The page left/right buttons take up the entire vertical height of the page and are about 5 times as wide as the < and > icons.

While reading the rust book and switching between windows, I constantly find myself navigating to new pages when I think i'm just clicking in blank space. They should only respond to clicks in the region near the icon.

azerupi commented 7 years ago

I checked and unless it has a different behaviour on your desktop, it is the desired behaviour. They do indeed take the whole vertical space outside of the content but that is on purpose because it is easier to click. If you look at Gitbook, it does exactly the same thing.

I'm not sure I would consider this a bug, but if a lot of people feel the same way as you, I can definitely reconsider.

cogwheel commented 7 years ago

It makes sense for a touch interface; i could see this being handy on a tablet or e-reader where it's the only thing on a screen, but it definitely violates expectations of a desktop UI. If hitting "back" reliably brought me to the same scroll position on the page I was just on it wouldn't be as much of an issue.

aoikonomopoulos commented 6 years ago

Having found myself randomly warped to the previous/next chapter quite a few times while reading the rustc guide, I would like to add 2 (different) cents here.

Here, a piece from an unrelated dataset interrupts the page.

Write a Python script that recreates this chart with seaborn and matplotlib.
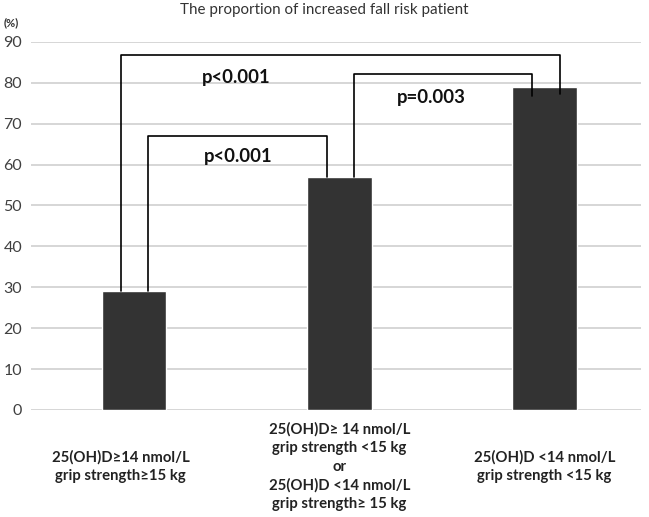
import matplotlib
matplotlib.use("Agg")
import matplotlib.pyplot as plt
import matplotlib.transforms as mtransforms
import pandas as pd
import seaborn as sns

sns.set_theme(style="white")
plt.rcParams["font.family"] = ["Lato", "DejaVu Sans"]

groups = [
    "25(OH)D≥14 nmol/L\ngrip strength≥15 kg",
    "25(OH)D≥ 14 nmol/L\ngrip strength <15 kg\nor\n25(OH)D <14 nmol/L\ngrip strength≥ 15 kg",
    "25(OH)D <14 nmol/L\ngrip strength <15 kg",
]
proportion = [29, 57, 79]

# brackets: (left x, left bottom, right x, right bottom, top y, label, label x, label y)
brackets = [
    (0.07, 29, 0.94, 57, 67, "p<0.001", 0.51, 62),
    (-0.065, 29, 2.075, 77.3, 86.8, "p<0.001", 0.50, 81.2),
    (1.07, 57, 1.94, 76.8, 82.2, "p=0.003", 1.45, 76.3),
]

df = pd.DataFrame({"group": groups, "proportion": proportion})

fig = plt.figure(figsize=(6.49, 5.17), dpi=100)
ax = fig.add_axes([0.048, 0.207, 0.94, 0.712])

sns.barplot(data=df, x="group", y="proportion", color="#333333",
            saturation=1, width=0.315, ax=ax, zorder=3)

ax.set_ylim(0, 90)
ax.set_xlim(-0.5, 2.47)
ax.set_yticks(range(0, 91, 10))
ax.yaxis.grid(True, color="#d0d0d0", linewidth=1.2, zorder=0)
ax.set_axisbelow(True)
for s in ax.spines.values():
    s.set_visible(False)
ax.tick_params(axis="y", length=0, pad=6.5, labelsize=11.5, labelcolor="#404040")
ax.tick_params(axis="x", length=0, pad=41)
ax.set_xticks(range(len(groups)))
ax.set_xticklabels(groups, fontsize=10.7, fontweight="bold", va="center",
                   linespacing=1.4, color="#222222")
# first label sits a little left of its bar in the original
lab0 = ax.get_xticklabels()[0]
lab0.set_transform(lab0.get_transform()
                   + mtransforms.ScaledTranslation(-13 / 100, 0, fig.dpi_scale_trans))
ax.set_xlabel("")
ax.set_ylabel("")

for x1, y1, x2, y2, top, label, lx, ly in brackets:
    ax.plot([x1, x1, x2, x2], [y1, top, top, y2], color="black", lw=1.2, zorder=4)
    ax.text(lx, ly, label, ha="center", va="center", fontsize=13.3,
            fontweight="bold", color="#111111")

fig.text(0.5, 0.995, "The proportion of increased fall risk patient",
         ha="center", va="top", fontsize=10.9, color="#333333")
fig.text(0.006, 0.957, "(%)", ha="left", va="center", fontsize=8,
         fontweight="bold", color="#333333")

fig.savefig("out.png", dpi=100)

I would argue that wanting to jump to the beginning of the next chapter (let alone the beginning of the previous one) is not a common use case when the user is halfway through a page/chapter. How about having large, touch-friendly, buttons at beginning/end of a page and then relying on the side bar for letting the user jump around?

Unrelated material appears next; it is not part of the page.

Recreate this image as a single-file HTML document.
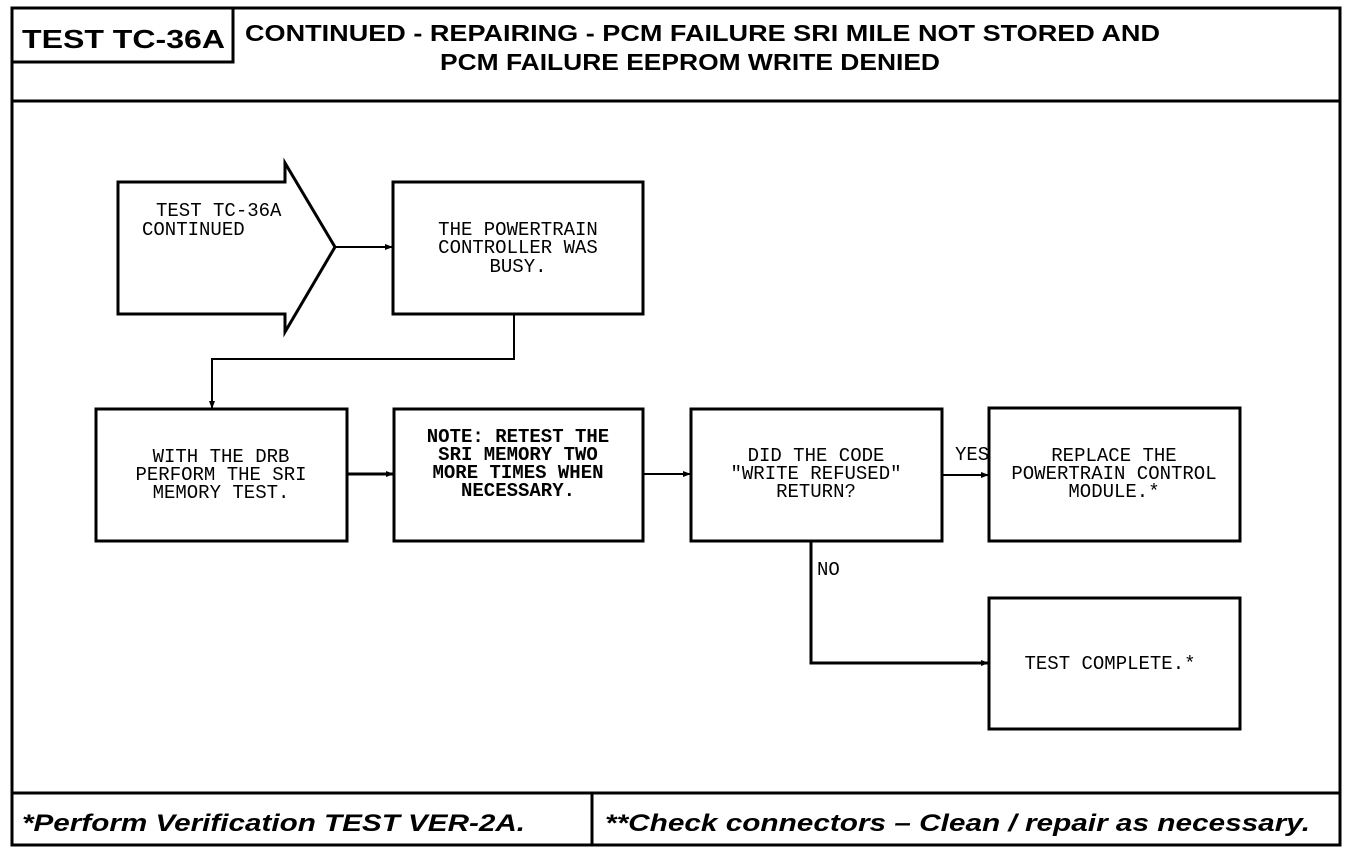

Also, I'm not a usability expert, so grain of salt and all, but: it appears to me that the perceived utility of the endless buttons needs to be weighed against some downsides. Namely, it is completely invisible that the area is active, to the point that I felt as if I was dealing with a prank, where someone had just booby-trapped /apparently inactive/ areas of the page to warp to an unrelated destination. I understood the intentions behind the design but, in my case, the design went against the expectations that have been built up by any number of other web pages.

Still coming from my non-usability-expert experience, I imagine this must also be a disservice towards people who use auto-click software and therefore need to have dead areas to park their pointer on.

Which is not to say that the phone/tablet use case is less important, simply that I think the device can service mobile users without inconveniencing desktop ones (as per the suggestion above).

Hope this helps and thanks for this great tool!